Your goal: Identify the lines that contain the string "What" and copy all of them.

Task input:
= = = =

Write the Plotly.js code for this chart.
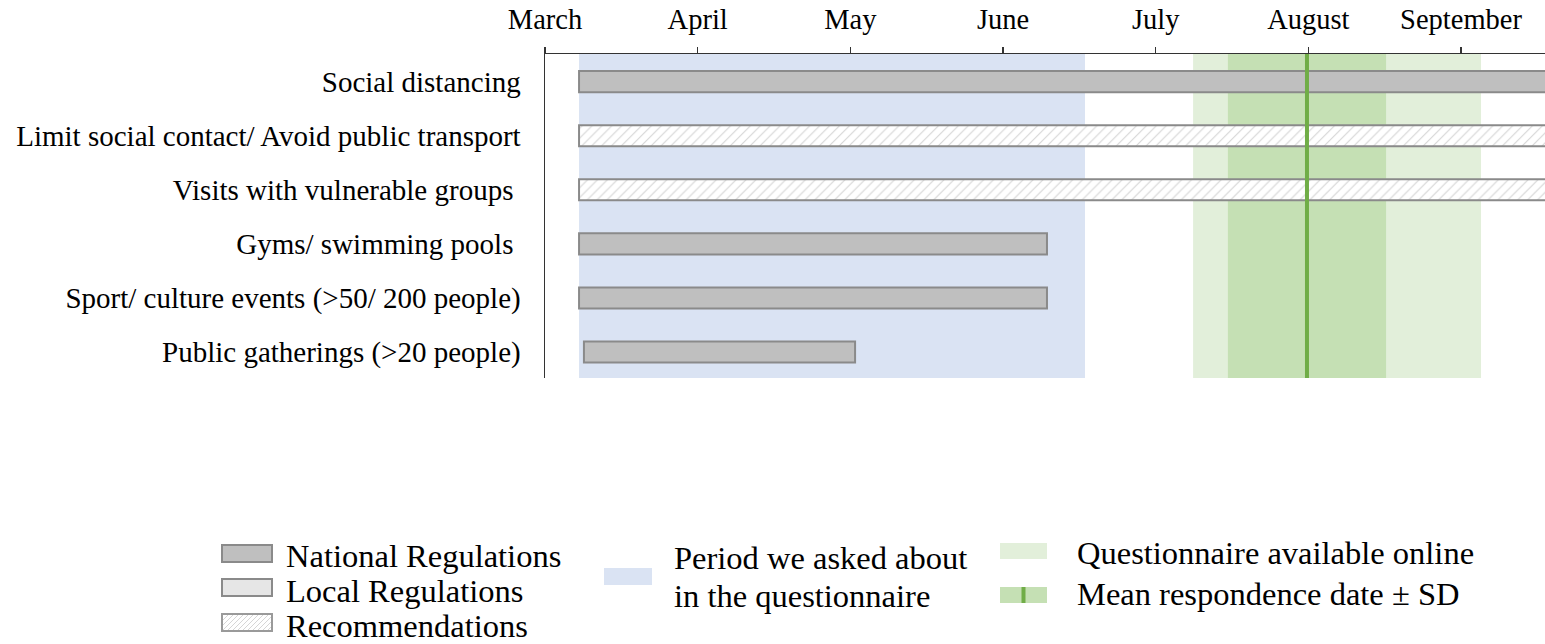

= = = =

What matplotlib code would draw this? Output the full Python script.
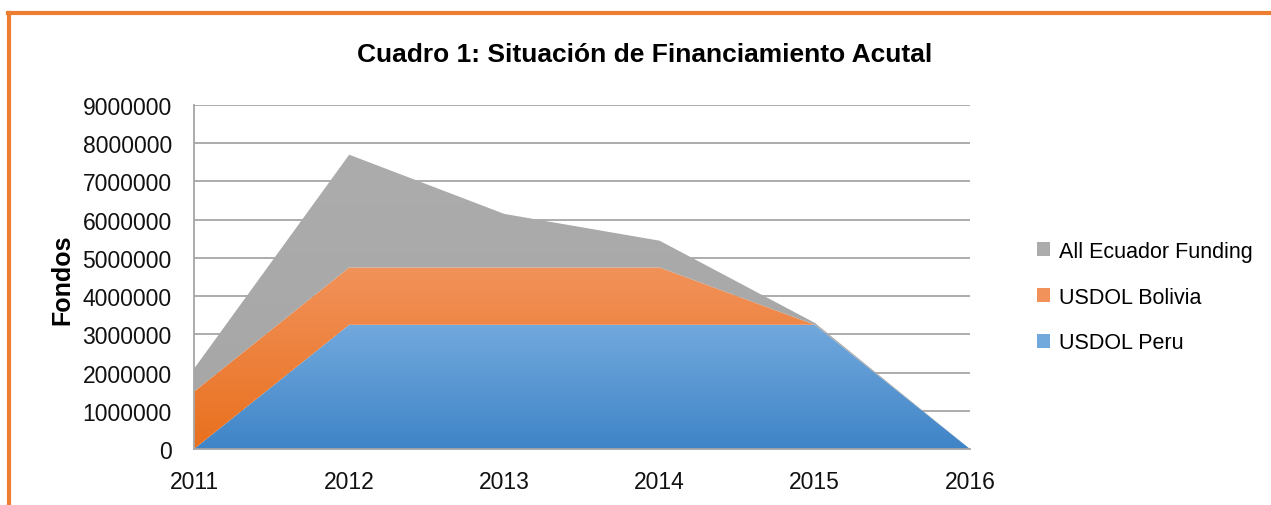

= = = =

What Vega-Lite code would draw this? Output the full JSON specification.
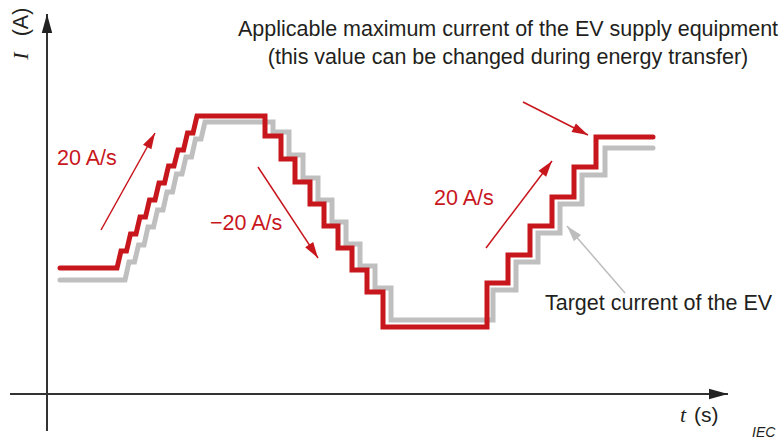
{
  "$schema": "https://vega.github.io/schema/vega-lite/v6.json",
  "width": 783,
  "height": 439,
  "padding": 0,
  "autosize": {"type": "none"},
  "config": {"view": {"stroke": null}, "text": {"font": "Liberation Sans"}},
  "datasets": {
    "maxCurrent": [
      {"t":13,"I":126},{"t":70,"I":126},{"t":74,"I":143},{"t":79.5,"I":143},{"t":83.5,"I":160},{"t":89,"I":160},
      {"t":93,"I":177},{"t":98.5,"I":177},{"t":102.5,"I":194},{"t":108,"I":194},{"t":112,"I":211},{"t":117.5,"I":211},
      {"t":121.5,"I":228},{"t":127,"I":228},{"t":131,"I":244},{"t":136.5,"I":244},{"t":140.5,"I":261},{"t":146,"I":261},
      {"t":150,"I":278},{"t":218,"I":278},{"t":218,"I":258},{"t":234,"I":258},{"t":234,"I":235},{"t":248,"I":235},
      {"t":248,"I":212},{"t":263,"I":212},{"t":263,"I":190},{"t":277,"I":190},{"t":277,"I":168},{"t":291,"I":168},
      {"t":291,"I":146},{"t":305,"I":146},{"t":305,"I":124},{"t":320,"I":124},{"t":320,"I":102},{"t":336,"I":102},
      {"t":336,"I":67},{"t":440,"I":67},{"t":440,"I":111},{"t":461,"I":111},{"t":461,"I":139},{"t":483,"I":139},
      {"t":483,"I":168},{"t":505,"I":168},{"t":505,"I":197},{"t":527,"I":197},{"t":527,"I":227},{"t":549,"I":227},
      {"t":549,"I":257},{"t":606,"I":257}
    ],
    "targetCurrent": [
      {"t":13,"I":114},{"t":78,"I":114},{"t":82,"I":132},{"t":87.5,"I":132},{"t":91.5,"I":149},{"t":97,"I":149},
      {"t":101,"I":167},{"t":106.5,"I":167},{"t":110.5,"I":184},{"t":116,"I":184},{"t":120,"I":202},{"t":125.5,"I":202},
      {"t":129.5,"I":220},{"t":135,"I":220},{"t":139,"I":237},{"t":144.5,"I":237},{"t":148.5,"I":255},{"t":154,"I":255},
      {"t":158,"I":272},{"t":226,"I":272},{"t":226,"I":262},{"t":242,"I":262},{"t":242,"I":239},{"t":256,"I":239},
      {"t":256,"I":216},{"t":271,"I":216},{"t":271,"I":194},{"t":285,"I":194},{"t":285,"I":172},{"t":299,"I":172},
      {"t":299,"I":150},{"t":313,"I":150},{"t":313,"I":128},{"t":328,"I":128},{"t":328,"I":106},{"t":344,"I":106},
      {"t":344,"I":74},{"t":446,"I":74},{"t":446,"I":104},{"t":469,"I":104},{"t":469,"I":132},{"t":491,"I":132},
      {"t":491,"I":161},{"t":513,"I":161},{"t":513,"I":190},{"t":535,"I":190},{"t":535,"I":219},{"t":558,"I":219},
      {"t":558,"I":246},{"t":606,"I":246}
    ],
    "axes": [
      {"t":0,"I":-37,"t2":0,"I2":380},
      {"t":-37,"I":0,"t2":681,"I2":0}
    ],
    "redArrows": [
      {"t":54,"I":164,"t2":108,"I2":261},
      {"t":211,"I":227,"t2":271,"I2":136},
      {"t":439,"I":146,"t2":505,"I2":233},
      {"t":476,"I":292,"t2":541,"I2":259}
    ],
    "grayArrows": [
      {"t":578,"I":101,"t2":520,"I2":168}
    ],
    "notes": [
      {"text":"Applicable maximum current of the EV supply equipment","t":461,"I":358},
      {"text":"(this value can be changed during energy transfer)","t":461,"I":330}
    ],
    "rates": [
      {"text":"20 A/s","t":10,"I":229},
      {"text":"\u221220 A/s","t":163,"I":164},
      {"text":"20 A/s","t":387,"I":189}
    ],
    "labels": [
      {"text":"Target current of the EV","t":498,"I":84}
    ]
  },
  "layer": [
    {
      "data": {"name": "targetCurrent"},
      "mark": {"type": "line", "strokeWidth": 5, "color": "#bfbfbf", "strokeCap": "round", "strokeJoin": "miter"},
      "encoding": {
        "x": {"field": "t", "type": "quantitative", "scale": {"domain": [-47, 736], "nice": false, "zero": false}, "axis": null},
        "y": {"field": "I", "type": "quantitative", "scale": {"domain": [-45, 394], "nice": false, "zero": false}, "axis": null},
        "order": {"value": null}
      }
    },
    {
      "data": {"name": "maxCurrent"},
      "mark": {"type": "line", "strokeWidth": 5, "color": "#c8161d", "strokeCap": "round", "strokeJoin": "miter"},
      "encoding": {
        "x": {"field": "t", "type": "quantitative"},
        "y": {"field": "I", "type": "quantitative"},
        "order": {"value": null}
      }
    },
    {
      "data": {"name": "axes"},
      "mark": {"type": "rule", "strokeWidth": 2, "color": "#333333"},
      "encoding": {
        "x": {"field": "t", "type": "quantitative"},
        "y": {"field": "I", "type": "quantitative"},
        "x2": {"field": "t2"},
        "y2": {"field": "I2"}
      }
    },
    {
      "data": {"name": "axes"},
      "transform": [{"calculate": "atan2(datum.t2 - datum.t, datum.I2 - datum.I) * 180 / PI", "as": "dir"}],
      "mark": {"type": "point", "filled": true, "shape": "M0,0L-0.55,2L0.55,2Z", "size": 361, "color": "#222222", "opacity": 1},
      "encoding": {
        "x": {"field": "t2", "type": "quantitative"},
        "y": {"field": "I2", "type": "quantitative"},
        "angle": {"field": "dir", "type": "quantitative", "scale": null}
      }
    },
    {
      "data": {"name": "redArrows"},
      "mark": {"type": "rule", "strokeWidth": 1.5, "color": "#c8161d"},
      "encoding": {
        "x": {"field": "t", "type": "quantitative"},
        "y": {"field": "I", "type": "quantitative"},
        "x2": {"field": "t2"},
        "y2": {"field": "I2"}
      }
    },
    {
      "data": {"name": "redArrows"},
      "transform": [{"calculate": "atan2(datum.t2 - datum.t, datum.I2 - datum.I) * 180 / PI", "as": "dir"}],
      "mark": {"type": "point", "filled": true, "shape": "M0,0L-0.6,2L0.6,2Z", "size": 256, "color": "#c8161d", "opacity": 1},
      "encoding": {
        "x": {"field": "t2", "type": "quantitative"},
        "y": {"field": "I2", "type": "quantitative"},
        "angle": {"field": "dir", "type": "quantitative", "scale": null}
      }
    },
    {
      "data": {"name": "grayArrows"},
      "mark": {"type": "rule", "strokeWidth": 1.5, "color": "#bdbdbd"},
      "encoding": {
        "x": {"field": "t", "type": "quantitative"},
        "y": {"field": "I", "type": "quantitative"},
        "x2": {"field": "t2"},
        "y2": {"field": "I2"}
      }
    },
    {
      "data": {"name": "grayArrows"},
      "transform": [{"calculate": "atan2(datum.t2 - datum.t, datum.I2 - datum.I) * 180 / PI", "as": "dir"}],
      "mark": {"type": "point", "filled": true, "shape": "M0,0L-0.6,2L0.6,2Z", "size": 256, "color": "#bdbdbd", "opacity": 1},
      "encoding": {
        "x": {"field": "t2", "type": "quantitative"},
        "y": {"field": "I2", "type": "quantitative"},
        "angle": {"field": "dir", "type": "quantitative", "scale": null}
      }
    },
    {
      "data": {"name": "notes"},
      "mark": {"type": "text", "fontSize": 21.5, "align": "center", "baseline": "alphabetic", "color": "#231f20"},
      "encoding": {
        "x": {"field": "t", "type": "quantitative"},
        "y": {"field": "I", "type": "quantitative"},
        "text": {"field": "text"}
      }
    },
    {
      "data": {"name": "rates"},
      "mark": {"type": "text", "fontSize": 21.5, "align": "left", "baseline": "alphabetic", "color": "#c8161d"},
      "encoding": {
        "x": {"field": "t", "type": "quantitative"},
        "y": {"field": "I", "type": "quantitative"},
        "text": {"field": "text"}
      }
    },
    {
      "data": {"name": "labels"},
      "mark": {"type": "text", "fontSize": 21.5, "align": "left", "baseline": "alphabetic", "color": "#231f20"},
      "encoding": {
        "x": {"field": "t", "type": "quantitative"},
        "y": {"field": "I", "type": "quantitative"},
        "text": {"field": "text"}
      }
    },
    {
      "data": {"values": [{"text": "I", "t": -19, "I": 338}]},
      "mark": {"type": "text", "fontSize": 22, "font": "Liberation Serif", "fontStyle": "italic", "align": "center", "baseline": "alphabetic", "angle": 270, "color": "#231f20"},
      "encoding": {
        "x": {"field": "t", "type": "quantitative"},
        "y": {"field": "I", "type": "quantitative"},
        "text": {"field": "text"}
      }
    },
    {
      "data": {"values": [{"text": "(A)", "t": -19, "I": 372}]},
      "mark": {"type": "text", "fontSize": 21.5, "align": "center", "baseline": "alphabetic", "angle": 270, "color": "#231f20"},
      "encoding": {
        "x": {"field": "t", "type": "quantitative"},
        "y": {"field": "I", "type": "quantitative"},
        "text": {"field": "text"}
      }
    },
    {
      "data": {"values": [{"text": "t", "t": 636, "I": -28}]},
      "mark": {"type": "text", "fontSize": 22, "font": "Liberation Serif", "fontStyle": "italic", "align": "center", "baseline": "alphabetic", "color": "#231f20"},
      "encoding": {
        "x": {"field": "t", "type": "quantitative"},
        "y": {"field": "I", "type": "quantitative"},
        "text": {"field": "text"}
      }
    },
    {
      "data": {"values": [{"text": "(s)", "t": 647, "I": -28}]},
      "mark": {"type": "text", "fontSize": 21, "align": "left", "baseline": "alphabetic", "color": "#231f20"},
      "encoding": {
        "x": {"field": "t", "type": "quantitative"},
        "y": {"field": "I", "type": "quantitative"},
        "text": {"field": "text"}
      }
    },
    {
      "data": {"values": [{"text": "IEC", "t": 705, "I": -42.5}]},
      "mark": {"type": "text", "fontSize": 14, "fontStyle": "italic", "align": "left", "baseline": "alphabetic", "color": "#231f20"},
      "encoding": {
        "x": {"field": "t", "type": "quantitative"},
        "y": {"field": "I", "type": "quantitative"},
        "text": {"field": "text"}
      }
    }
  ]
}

= = = =

Solution below:
What matplotlib code would draw this? Output the full Python script.
What Vega-Lite code would draw this? Output the full JSON specification.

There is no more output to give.